___ Source excerpt
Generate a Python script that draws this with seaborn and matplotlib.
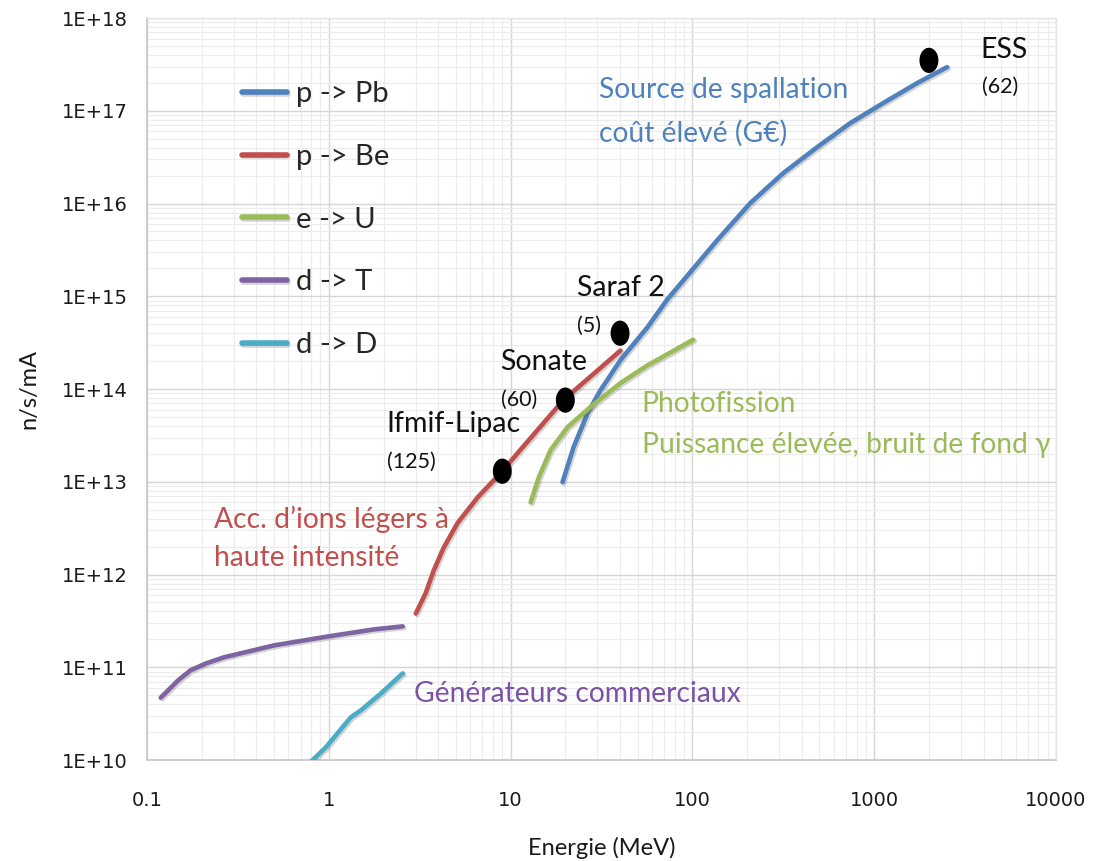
import numpy as np
import pandas as pd
import matplotlib
matplotlib.use("Agg")
import matplotlib.pyplot as plt
import matplotlib.patheffects as pe
from matplotlib.path import Path
from matplotlib.ticker import LogLocator, FixedLocator, FixedFormatter, NullFormatter
import seaborn as sns

# Neutron yield (n/s/mA) versus beam energy (MeV) for each reaction
pb_energy = [19.3, 22.2, 26.5, 31.2, 40.2, 56.6, 72.9, 89.3, 137, 208, 316,
             486, 738, 1119, 1722, 2520]
pb_yield = [9.9e12, 2.36e13, 5.5e13, 9.7e13, 2.05e14, 4.64e14, 9.3e14, 1.49e15,
            4.03e15, 1.01e16, 2.13e16, 4.06e16, 7.37e16, 1.21e17, 1.99e17, 2.96e17]

be_energy = [3.01, 3.41, 3.78, 4.29, 5.11, 6.59, 8.81, 11.3, 19.5, 40.2]
be_yield = [3.8e11, 6.3e11, 1.11e12, 1.96e12, 3.6e12, 6.8e12, 1.24e13, 2.2e13,
            7.6e13, 2.6e14]

u_energy = [12.9, 14.3, 16.6, 20.6, 27.5, 40.2, 56.6, 101]
u_yield = [6.0e12, 1.12e13, 2.2e13, 3.9e13, 6.4e13, 1.16e14, 1.8e14, 3.4e14]

t_energy = [0.119, 0.148, 0.174, 0.211, 0.265, 0.499, 0.99, 1.77, 2.55]
t_yield = [4.7e10, 7.2e10, 9.3e10, 1.10e11, 1.28e11, 1.72e11, 2.15e11, 2.56e11,
           2.76e11]

d_energy = [0.78, 0.963, 1.32, 1.50, 1.93, 2.55]
d_yield = [9.2e9, 1.37e10, 2.88e10, 3.43e10, 5.2e10, 8.6e10]

reactions = ["p -> Pb", "p -> Be", "e -> U", "d -> T", "d -> D"]
reaction_colors = ["#4f81bd", "#c0504d", "#9bbb59", "#8064a2", "#4bacc6"]

# Facilities: name, energy (MeV), yield (n/s/mA), current label
facility_names = ["ESS", "Saraf 2", "Sonate", "Ifmif-Lipac"]
facility_energy = [2000, 40, 20, 9]
facility_yield = [3.5e17, 4.0e14, 7.6e13, 1.3e13]
facility_notes = ["(62)", "(5)", "(60)", "(125)"]

x_ticks = [0.1, 1, 10, 100, 1000, 10000]
x_tick_labels = ["0.1", "1", "10", "100", "1000", "10000"]
y_ticks = [1e10, 1e11, 1e12, 1e13, 1e14, 1e15, 1e16, 1e17, 1e18]
y_tick_labels = ["1E+10", "1E+11", "1E+12", "1E+13", "1E+14",
                 "1E+15", "1E+16", "1E+17", "1E+18"]

curves = pd.concat([
    pd.DataFrame({"energy": e, "yield": y, "reaction": r})
    for e, y, r in zip([pb_energy, be_energy, u_energy, t_energy, d_energy],
                       [pb_yield, be_yield, u_yield, t_yield, d_yield],
                       reactions)
], ignore_index=True)

sns.set_theme(style="white")
plt.rcParams["font.family"] = ["Lato", "DejaVu Sans"]

fig = plt.figure(figsize=(11.17, 8.61), dpi=100)
ax = fig.add_axes([0.1316, 0.1173, 0.8138, 0.8617])
ax.set_xscale("log")
ax.set_yscale("log")

sns.lineplot(data=curves, x="energy", y="yield", hue="reaction",
             hue_order=reactions, palette=dict(zip(reactions, reaction_colors)),
             estimator=None, sort=False, linewidth=3.3, ax=ax, zorder=3)
for line in ax.get_lines():
    line.set_solid_capstyle("round")
    line.set_solid_joinstyle("round")
    line.set_path_effects([
        pe.SimpleLineShadow(offset=(1.2, -1.2), shadow_color="#555555", alpha=0.25),
        pe.Normal()])

# Slightly tall elliptical dots for the facilities
theta = np.linspace(0, 2 * np.pi, 60)
ellipse = Path(np.column_stack([0.75 * np.cos(theta), np.sin(theta)]))
sns.scatterplot(x=facility_energy, y=facility_yield, marker=ellipse, s=330,
                color="black", edgecolor="none", ax=ax, zorder=4)

ax.set_xlim(0.1, 10000)
ax.set_ylim(1e10, 1e18)

ax.xaxis.set_major_locator(FixedLocator(x_ticks))
ax.xaxis.set_major_formatter(FixedFormatter(x_tick_labels))
ax.yaxis.set_major_locator(FixedLocator(y_ticks))
ax.yaxis.set_major_formatter(FixedFormatter(y_tick_labels))
ax.xaxis.set_minor_locator(LogLocator(base=10, subs=np.arange(2, 10), numticks=20))
ax.yaxis.set_minor_locator(LogLocator(base=10, subs=np.arange(2, 10), numticks=20))
ax.xaxis.set_minor_formatter(NullFormatter())
ax.yaxis.set_minor_formatter(NullFormatter())

ax.grid(which="major", color="#d6d6d6", linewidth=1.0)
ax.grid(which="minor", color="#ececec", linewidth=0.8)
ax.set_axisbelow(True)
ax.tick_params(which="both", length=0, labelsize=14, colors="#1a1a1a")
for lbl in ax.get_xticklabels() + ax.get_yticklabels():
    lbl.set_fontfamily("DejaVu Sans")
ax.tick_params(axis="y", pad=14)
ax.tick_params(axis="x", pad=22)
for side in ["left", "bottom"]:
    ax.spines[side].set_color("#c8c8c8")
    ax.spines[side].set_linewidth(1.2)
for side in ["top", "right"]:
    ax.spines[side].set_color("#e6e6e6")
    ax.spines[side].set_linewidth(1.0)

ax.set_xlabel("Energie (MeV)", fontsize=17, labelpad=20, color="#1a1a1a")
ax.set_ylabel("n/s/mA", fontsize=17, labelpad=16, color="#1a1a1a")

handles, labels = ax.get_legend_handles_labels()
for h in handles:
    h.set_linewidth(4.0)
    h.set_solid_capstyle("round")
ax.legend(handles, labels, loc="upper left", bbox_to_anchor=(0.104, 0.915),
          frameon=False, fontsize=21, handlelength=1.55, handletextpad=0.32,
          labelspacing=1.26, borderpad=0, borderaxespad=0)

# Facility names with their beam currents
name_pos = [(3820, 4.5e17), (23.1, 1.22e15), (8.8, 1.94e14), (2.08, 4.17e13)]
note_pos = [(3900, 1.8e17), (23.3, 4.75e14), (8.8, 7.6e13), (2.08, 1.62e13)]
for name, note, (nx, ny), (mx, my) in zip(facility_names, facility_notes,
                                          name_pos, note_pos):
    ax.text(nx, ny, name, fontsize=20.5, va="center", ha="left", color="#111111")
    ax.text(mx, my, note, fontsize=15.5, va="center", ha="left", color="#111111")

# Descriptions of each source family
desc_size = 20.3
ax.text(30.5, 1.67e17, "Source de spallation", fontsize=desc_size, va="center",
        color="#4f81bd")
ax.text(30.5, 5.74e16, "coût élevé (G€)", fontsize=desc_size, va="center",
        color="#4f81bd")
ax.text(52.5, 6.86e13, "Photofission", fontsize=desc_size, va="center",
        color="#9bbb59")
ax.text(52.5, 2.48e13, "Puissance élevée, bruit de fond γ", fontsize=desc_size,
        va="center", color="#9bbb59")
ax.text(0.233, 3.94e12, "Acc. d\u2019ions légers à", fontsize=desc_size,
        va="center", color="#c0504d")
ax.text(0.233, 1.5e12, "haute intensité", fontsize=desc_size, va="center",
        color="#c0504d")
ax.text(2.93, 5.1e10, "Générateurs commerciaux", fontsize=desc_size, va="center",
        color="#7b52a6")

fig.savefig("out.png", dpi=100)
______
Task to complete>
Return, unchanged, the lines from the first line of the material through the line that holds "import seaborn as sns", inclusive, omitting pictures.

Exercise output>
Generate a Python script that draws this with seaborn and matplotlib.
import numpy as np
import pandas as pd
import matplotlib
matplotlib.use("Agg")
import matplotlib.pyplot as plt
import matplotlib.patheffects as pe
from matplotlib.path import Path
from matplotlib.ticker import LogLocator, FixedLocator, FixedFormatter, NullFormatter
import seaborn as sns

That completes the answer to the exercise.